Tiger Woods’ former caddie Steve Williams has admitted that comments he made last night about the golfer “could be construed as racist”.
Williams, sacked by Woods during the summer, issued an apology on his website after appearing to realise he had overstepped the mark when speaking at a caddie awards dinner in Shanghai.
“I apologise for comments I made last night,” said the 47-year-old New Zealander.
“Players and caddies look forward to this evening all year and the spirit is always joking and fun.
“I now realise how my comments could be construed as racist. However, I assure you that was not my intent.
“I sincerely apologise to Tiger and anyone else I have offended.”
Williams, who is now caddie for Adam Scott, will have a chance to apologise in person next week as Woods and Scott are both competing at the Australian Open in Sydney.
His remarks add an extra edge to an event already being billed as “unmissable”, and the pair will also be in opposition at the following week’s Presidents Cup match in Melbourne.
Woods had Williams on his bag for the last 13 of his 14 major victories between 1999 and 2008, but dispensed with his services before his return from injury at the world championship event in Akron in August.
Williams took great delight when Scott won that week, calling it the “best win of my career”.
Although comments at the caddie awards dinner are normally regarded as off the record, what Williams said shocked many of those present and the story came out.
Woods is already in Australia and was told about the remark.
His agent Mark Steinberg was reported as saying: “If multiple reports, which all seem to be accurate, are true, then it’s sad it’s come down to this.
“It’s a regrettable comment and there’s really nothing that Tiger can do or say.
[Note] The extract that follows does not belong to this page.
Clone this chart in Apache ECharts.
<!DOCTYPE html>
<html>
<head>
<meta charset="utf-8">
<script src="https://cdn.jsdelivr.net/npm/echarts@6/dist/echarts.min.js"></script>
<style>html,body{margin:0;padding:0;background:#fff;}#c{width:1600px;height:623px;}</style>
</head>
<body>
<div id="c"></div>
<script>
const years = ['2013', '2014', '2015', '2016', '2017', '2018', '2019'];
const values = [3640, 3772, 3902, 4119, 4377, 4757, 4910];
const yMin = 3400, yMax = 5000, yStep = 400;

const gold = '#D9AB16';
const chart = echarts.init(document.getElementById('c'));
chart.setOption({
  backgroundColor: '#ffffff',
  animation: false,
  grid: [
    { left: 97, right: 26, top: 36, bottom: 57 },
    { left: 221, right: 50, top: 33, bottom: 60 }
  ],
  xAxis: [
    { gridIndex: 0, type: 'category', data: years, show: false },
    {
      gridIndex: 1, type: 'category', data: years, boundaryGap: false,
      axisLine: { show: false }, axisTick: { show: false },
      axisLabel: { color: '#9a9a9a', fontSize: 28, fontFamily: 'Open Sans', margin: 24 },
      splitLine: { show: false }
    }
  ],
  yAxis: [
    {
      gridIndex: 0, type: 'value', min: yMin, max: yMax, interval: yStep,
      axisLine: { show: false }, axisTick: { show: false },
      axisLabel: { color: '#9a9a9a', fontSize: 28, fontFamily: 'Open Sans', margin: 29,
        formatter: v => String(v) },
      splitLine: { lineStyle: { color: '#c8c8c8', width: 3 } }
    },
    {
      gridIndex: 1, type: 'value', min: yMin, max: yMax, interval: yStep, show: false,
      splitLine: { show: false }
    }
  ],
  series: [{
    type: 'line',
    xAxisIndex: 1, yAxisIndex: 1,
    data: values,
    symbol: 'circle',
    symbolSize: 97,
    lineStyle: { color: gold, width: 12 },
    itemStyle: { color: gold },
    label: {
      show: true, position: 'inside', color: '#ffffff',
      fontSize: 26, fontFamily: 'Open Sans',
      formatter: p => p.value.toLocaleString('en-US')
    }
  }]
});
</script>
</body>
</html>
He’s just going to move on.”
Three years ago at a dinner in his home country, Williams made a disparaging remark about Phil Mickelson and Woods got him to apologise.
He has never been the most popular of caddies and his standing has now taken another knock.
Northern Irish star Graeme McDowell was present when Williams spoke at the caddie dinner and said: “The comments were surprising, yes.
“I’m aware that he’s released a statement this morning apologising. I would doubt severely if he meant it racially like it came over and hopefully his apology will in some shape or form settle the matter.
“We don’t want something made out of nothing. It was a fun night and we really hope that it doesn’t become too big of an issue.
“There were a lot of things said last night - jokes made, fun was taken - and things got a little bit out of hand.
“These are racially sensitive times, especially in sport. It’s unfortunate because it was a very sticky situation.
“I kind of feel bad for him in many ways because, like I say, it was a very humorous evening and it’s unfortunate that it’s come out as negatively as it did.
“Should he be sacked (by Scott)? I don’t know. I hope he can resolve it - he’s a character within the game of golf and whatever bitterness that exists between him and Tiger should be in the past by now.
“It’s unfortunate that it’s going to rear its head again.
“I don’t think Stevie Williams was trying to be racial. I don’t think it was a racial comment. I think he was trying to be funny and make a joke of it.
“It was an embarrassing situation that he was put in. He was up in front of his peers and colleagues and it came out wrong.”
Rory McIlroy commented: “It’s just unfortunate that there’s been such an argument between a player and a caddie.
“I’ve heard that since then Stevie has apologised for his comments, and I think now that he’s done that everyone can just move on and sort of put it behind them.”
Scott, lying third in the WGC-HSBC Champions with a round to go, said he disagreed with those who think he should dismiss Williams as his caddie.
“Steve issued a statement and apologised and he did the right thing. That’s all there is to say about that from my side of things,” he said.
“It’s not an issue for me. I think everything in that room last night was all in good spirits and a bit of fun and I think it probably got taken out of that room in the wrong context.
“Anything with Tiger involved is a story. I value Steve’s contribution to my game and while he’s caddying I hope he can caddie for me.
“There was a lot of language used last night and it’s just this was reported.
“I don’t really think that stuff has ever left the room before and it’s probably good reasons why. I think it’s probably all very unnecessary.”
Asked if he thought Williams was a racist, he replied: “I don’t think so. I think we all know that’s not the case.”
Scott also said he had not felt the need to confront Williams about the issue.
“It was already dealt with. It’s been dealt with as far as I’m concerned. I thought it was all in jest. That’s how the whole evening was - everything was quite amusing.
“Those things are not meant to go past that room, but obviously somebody took it out and that’s the way it goes.
“There’s really no safe haven for what you say and so you’ve got to be careful.”
The world number eight does not believe it will make life more awkward for him over the coming two weeks with Woods in direct opposition.
“I don’t think it makes it harder for me - I don’t think I’m the guy that’s having a finger pointed at or on the receiving end,” Scott added.
“I don’t think I’ve done anything wrong.
“I’m the guy stuck in the middle, but I don’t really have a gripe with either guy. It’s for them to sort out between themselves.”